I have a number of books on my shelf about the art of writing. Some of them are great reads, usually because they’re funny and enable me to laugh at negative writing traits I see in myself. ‘How not to write a novel’ was particularly entertaining in that regard.
Some of the best aren’t intended as writing guides at all. I often turn to Joseph Campbell’s Hero With A Thousand Faces when I have forgotten how to plot a story. And, years ago, my most helpful writing tool was any early-nineties horror novel by Shaun Hutson, in that whenever I got down about writing and thought my work was no good, I could pick up a Shaun Hutson novel (doesn’t matter which one, although Slugs is an awe-inspiring work) and within minutes I would find myself convinced that I was a bloody literary genius (comparatively speaking).

However, most books about writing are useless. I’m not going to say anything about writing being an indefinable and unteachable artistic process. I don’t think that’s true. I think the problem is there are as many approaches to writing as there are writers and the chances of you picking up a book that caters to your writing style is incredibly slim. One such useless book is The 38 Most Common Fiction Writing Mistakes and its uselessness is compounded by the fact it hands out the single worst piece of advice I have ever read, to whit:
30 – Don’t Take It to the [Writing] Club Meeting…
…when you can avoid the sting of unnecessary, incorrect and irrelevant advice.

I’m guessing that the author, Jack M. Bickham had a bad experience at a writing group.
Maybe there are bad, wicked and evil writing groups out there, groups where people snipe at one another, steal ideas and bitch about people who aren’t there. Well, I suppose there’s bound to be one or two. But from my experiences and the experiences of people I know, writing groups are helpful, supportive, guiding and, well, fun.
I belong to the Birmingham Writers’ Group and have been a member for something like six years. We meet twice a month in the city centre. We used to meet in Birmingham Central Library until we got kicked out so they could begin demolishing the place and are now in a delightful volunteer-run vegetarian restaurant.
We meet for a couple of hours at a time (before heading off to the pub) and in those two hours we share and discuss our writing. Sometimes we read out loud. Sometimes we read each other’s work in advance. Sometimes we do ‘instant writing’ exercises in the meeting or organise workshops on aspects of writing.

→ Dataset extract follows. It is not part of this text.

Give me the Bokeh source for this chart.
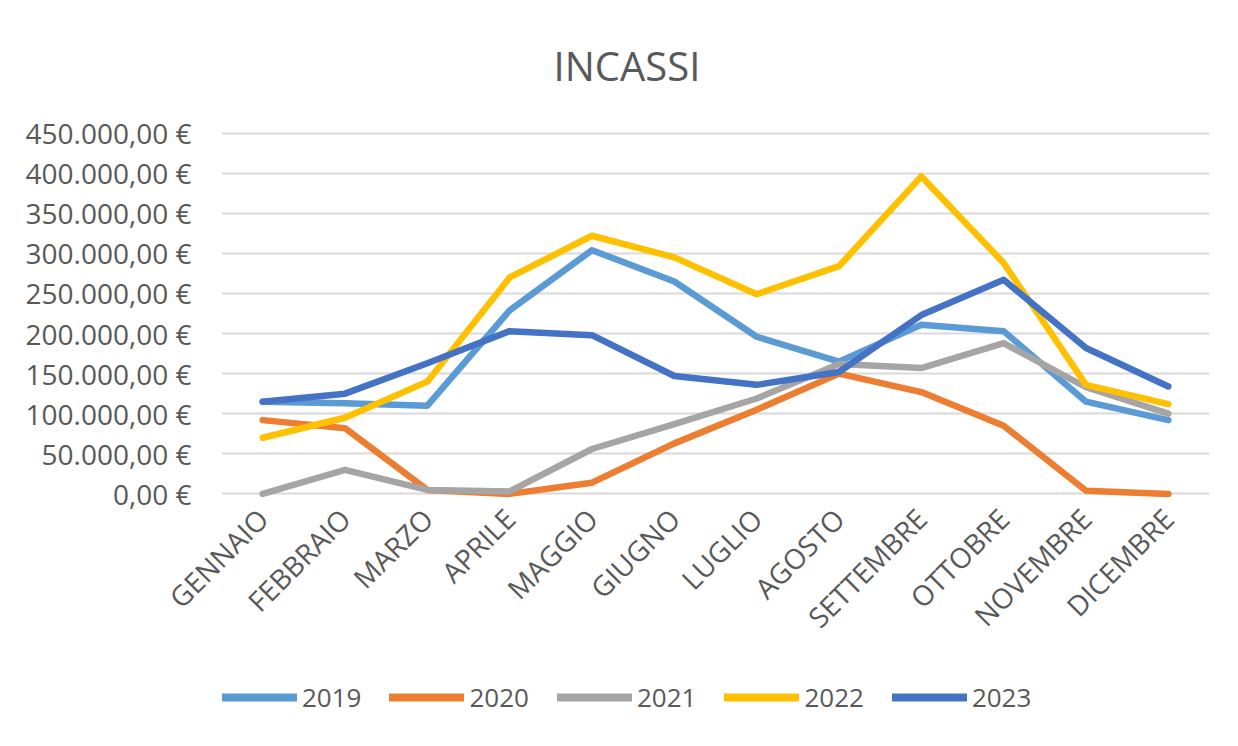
import math
from bokeh.plotting import figure
from bokeh.layouts import column
from bokeh.models import FactorRange, Range1d, FixedTicker, Legend, LegendItem
from bokeh.embed import file_html
from bokeh.resources import INLINE

months = ["GENNAIO", "FEBBRAIO", "MARZO", "APRILE", "MAGGIO", "GIUGNO",
          "LUGLIO", "AGOSTO", "SETTEMBRE", "OTTOBRE", "NOVEMBRE", "DICEMBRE"]

v2019 = [115000, 113000, 110000, 229000, 304000, 265000, 196000, 165000, 211000, 203000, 115000, 92000]
v2020 = [92000, 82000, 5000, 0, 14000, 63000, 105000, 150000, 127000, 85000, 4000, 0]
v2021 = [0, 30000, 5000, 3000, 56000, 87000, 119000, 162000, 157000, 188000, 133000, 100000]
v2022 = [70000, 95000, 140000, 270000, 322000, 295000, 249000, 284000, 396000, 288000, 136000, 112000]
v2023 = [115000, 125000, 163000, 203000, 198000, 147000, 136000, 152000, 223000, 267000, 182000, 134000]

series_names = ["2019", "2020", "2021", "2022", "2023"]
series_values = [v2019, v2020, v2021, v2022, v2023]
colors = ["#5B9BD5", "#ED7D31", "#A5A5A5", "#FFC000", "#4472C4"]

y_ticks = [0, 50000, 100000, 150000, 200000, 250000, 300000, 350000, 400000, 450000]
y_tick_labels = ["0,00 €", "50.000,00 €", "100.000,00 €", "150.000,00 €", "200.000,00 €",
                 "250.000,00 €", "300.000,00 €", "350.000,00 €", "400.000,00 €", "450.000,00 €"]

FONT = "Open Sans"
GREY = "#595959"

p = figure(width=1230, height=660, x_range=FactorRange(*months, range_padding=0),
           y_range=Range1d(-7000, 457000), output_backend="svg", toolbar_location=None,
           min_border_left=221, min_border_right=21, min_border_top=127, min_border_bottom=161)

p.title.text = "INCASSI"
p.title.text_font = FONT
p.title.text_font_size = "40px"
p.title.text_font_style = "normal"
p.title.text_color = GREY
p.title.align = "left"
p.title.offset = 332
p.title.standoff = 70

p.outline_line_color = None
p.background_fill_color = "white"
p.border_fill_color = "white"

p.xgrid.grid_line_color = None
p.ygrid.grid_line_color = "#D9D9D9"
p.ygrid.grid_line_width = 2
p.yaxis.ticker = FixedTicker(ticks=y_ticks)
p.yaxis.major_label_overrides = {t: l for t, l in zip(y_ticks, y_tick_labels)}
p.ygrid.ticker = FixedTicker(ticks=y_ticks)

for ax in (p.xaxis[0], p.yaxis[0]):
    ax.axis_line_color = None
    ax.major_tick_line_color = None
    ax.minor_tick_line_color = None
    ax.major_label_text_font = FONT
    ax.major_label_text_font_size = "28px"
    ax.major_label_text_color = GREY

p.yaxis.major_label_standoff = 24
p.xaxis.major_label_orientation = math.pi / 4
p.xaxis.major_label_standoff = 8

for name, vals, c in zip(series_names, series_values, colors):
    p.line(x=months, y=vals, line_color=c, line_width=6.5,
           line_join="round", line_cap="round")

# legend strip below the chart (its frame is aligned with the chart's frame)
lg = figure(width=1230, height=78, x_range=Range1d(0, 1), y_range=Range1d(0, 1),
            output_backend="svg", toolbar_location=None,
            min_border_left=0, min_border_right=0, min_border_top=0, min_border_bottom=0)
lg.axis.visible = False
lg.grid.visible = False
lg.outline_line_color = None
lg.background_fill_color = "white"
lg.border_fill_color = "white"
items = []
for name, c in zip(series_names, colors):
    r = lg.line(x=[-5, -4], y=[-5, -5], line_color=c, line_width=8, line_cap="round")
    items.append(LegendItem(label=name, renderers=[r]))
legend = Legend(items=items, orientation="horizontal", location=(1, 23),
                glyph_width=75, glyph_height=30, label_height=30, label_standoff=5,
                spacing=28, padding=0, margin=0, border_line_color=None,
                background_fill_alpha=0,
                label_text_font=FONT, label_text_font_size="26px", label_text_color=GREY)
lg.add_layout(legend, "center")

open("out.html", "w").write(file_html(column(p, lg, spacing=0), INLINE))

Actually, it doesn’t really matter to me what we do at any one meeting. What Birmingham Writers’ Group does for me is brings me into contact with other writers. And that’s important, because writing is essentially a solitary business. If I don’t go to the writers’ group then my hobby is just me sat in a room (or a cafe or a pub…) typing away at my netbook. And writing isn’t one of those hobbies which is easily shared or discussed with non-writers. If someone asks you what your hobbies are and you reply, “I’m a writer,” then they’ll probably say something like, “Oh, that’s interesting,” but be secretly thinking, “Pretentious tosser.”
And, astonishing as it may seem, other writers are bloody interesting people (making no claims about myself here, you understand). Because we all have different approaches to writing and between us straddle a range of genres and writing forms then I can’t help but be surprised and interested by the perspectives of these people.

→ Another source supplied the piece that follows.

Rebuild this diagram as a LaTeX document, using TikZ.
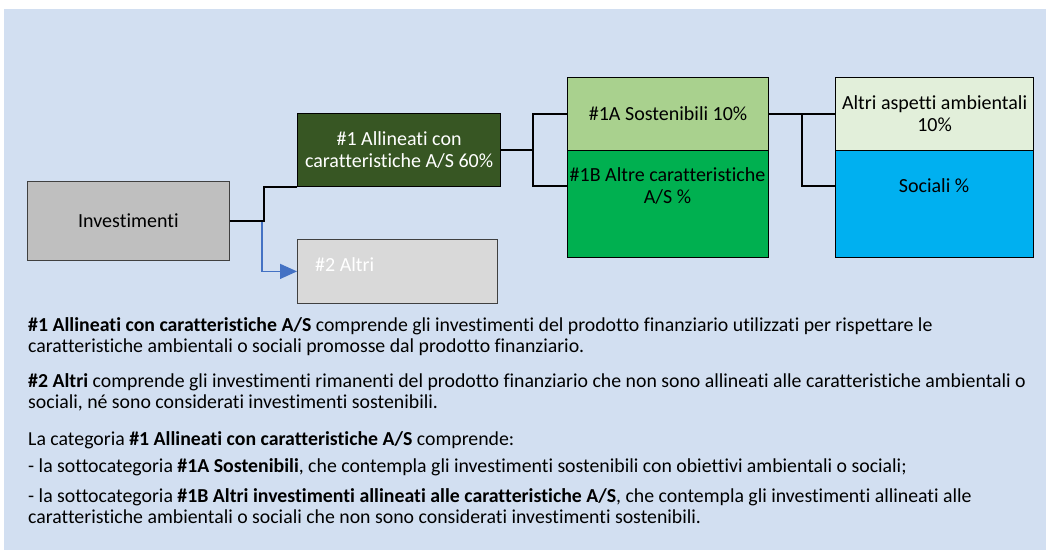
\documentclass[tikz,border=0pt]{standalone}
\usepackage{fontspec}
\setmainfont{Carlito}[RawFeature=-liga]
\usepackage{tikz}
\usetikzlibrary{arrows.meta}

\definecolor{sfondo}{HTML}{D2DFF1}
\definecolor{grigioinv}{HTML}{BFBFBF}
\definecolor{grigioaltri}{HTML}{D9D9D9}
\definecolor{bordo}{HTML}{404040}
\definecolor{verdescuro}{HTML}{375623}
\definecolor{verdechiaro}{HTML}{A9D18E}
\definecolor{verdeacceso}{HTML}{00B050}
\definecolor{verdepallido}{HTML}{E2EFDA}
\definecolor{azzurro}{HTML}{00B0F0}
\definecolor{bluefreccia}{HTML}{4472C4}

\tikzset{
  box/.style={draw=black, line width=1.2pt, anchor=north west, inner sep=0pt,
    font=\fontsize{20}{22}\selectfont, align=center},
  greybox/.style={box, draw=bordo, line width=0.8pt},
  conn/.style={draw=black, line width=2pt},
  bluearrow/.style={draw=bluefreccia, line width=1.5pt, -{Triangle[length=17pt,width=15pt]}},
  bodytext/.style={anchor=west, inner sep=0pt, align=left,
    font=\fontsize{19.8}{21}\selectfont}
}

\begin{document}
\begin{tikzpicture}[x=1pt,y=-1pt]
\useasboundingbox (0,0) rectangle (1046,550);
\fill[sfondo] (4,9) rectangle (1046,550);

% boxes
\node[greybox, fill=grigioinv, minimum width=202pt, minimum height=79pt] (inv) at (27,181) {Investimenti};
\node[box, fill=verdescuro, text=white, minimum width=203pt, minimum height=73pt] (all) at (297,113) {\#1 Allineati con\\caratteristiche A/S 60\%};
\node[greybox, fill=grigioaltri, minimum width=200pt, minimum height=64pt] (alt) at (297,239) {};
\node[anchor=west, inner sep=0pt, text=white, font=\fontsize{20}{22}\selectfont] (altt) at (315,265) {\#2 Altri};
\node[box, fill=verdechiaro, minimum width=201pt, minimum height=73pt] (sos) at (567,77) {\#1A Sostenibili 10\%};
\node[box, fill=verdeacceso, minimum width=201pt, minimum height=107pt] (acs) at (567,150) {};
\node[box, draw=none, anchor=center] (acst) at (667.5,186) {\#1B Altre caratteristiche\\A/S \%};
\node[box, fill=verdepallido, minimum width=198pt, minimum height=73pt] (amb) at (835,77) {Altri aspetti ambientali\\10\%};
\node[box, fill=azzurro, minimum width=198pt, minimum height=107pt] (soc) at (835,150) {};
\node[box, draw=none, anchor=center] (soct) at (934,186) {Sociali \%};

% connectors
\draw[bluearrow] (inv.east) -- ++(32,0) |- (alt.west);
\draw[conn] (inv.east) -- ++(34,0) |- (all.south west);
\draw[conn] (all.east) -- ++(33,0);
\draw[conn] (sos.west) -- ++(-34,0) |- (acs.west |- acst);
\draw[conn] (sos.east) -- (amb.west);
\draw[conn] (amb.west) -- ++(-33,0) |- (soc.west |- soct);

% testo
\node[bodytext] (p1) at (28,336.5) {\textbf{\#1 Allineati con caratteristiche A/S} comprende gli investimenti del prodotto finanziario utilizzati per rispettare le\\caratteristiche ambientali o sociali promosse dal prodotto finanziario.};
\node[bodytext] (p2) at (28,392.5) {\textbf{\#2 Altri} comprende gli investimenti rimanenti del prodotto finanziario che non sono allineati alle caratteristiche ambientali o\\sociali, né sono considerati investimenti sostenibili.};
\node[bodytext] (p3) at (28,440) {La categoria \textbf{\#1 Allineati con caratteristiche A/S} comprende:};
\node[bodytext] (p4) at (28,467) {- la sottocategoria \textbf{\#1A Sostenibili}, che contempla gli investimenti sostenibili con obiettivi ambientali o sociali;};
\node[bodytext] (p5) at (28,506.5) {- la sottocategoria \textbf{\#1B Altri investimenti allineati alle caratteristiche A/S}, che contempla gli investimenti allineati alle\\caratteristiche ambientali o sociali che non sono considerati investimenti sostenibili.};
\end{tikzpicture}
\end{document}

Without their support my last two (still unpublished!) novels would be very different and not half as good. Without their support, I wouldn’t have had the chance to read and hear my words read at this year’s ArtsFest. Without their support – SHAMLESS PLUG ALERT!! – I wouldn’t have been included in Tindal Street Press’ Roads Ahead Anthology and got a mention in the Guardian newspaper.

A mention in the arts pages of a national broadsheet, all thanks to BWG.

Bradt Prize-winning travel writer, a short-listed Grist prize writer, playwrights, film-makers, poets and short story writers whose published subject matter stretches from anti-fascist weird fiction through to gardening-based erotica (I kid you not!). Oh, and a whole host of other writers, some of whom have no intention of seeking publication but just love writing.
So is the Birmingham Writers’ Group the best writing group in the world? In Birmingham? Possibly not – there’s a whole host of brilliant writers’ groups in the West Midlands area, but I love it.
And of course, without Birmingham Writers’ Group, Heide and I would never have met, or attended a workshop on collaborative writing, or decided to write a comedy novel about Satan or had dozens of people on hand to offer hilarious suggestions for what should happen in that novel, a novel now featuring hell’s angels, real angels, sex dolls, dwarves, hidden corpses, the pope, Bono and an evil terrier called Twinkle…

Er.

Actually, maybe Jack M Bickham has a point.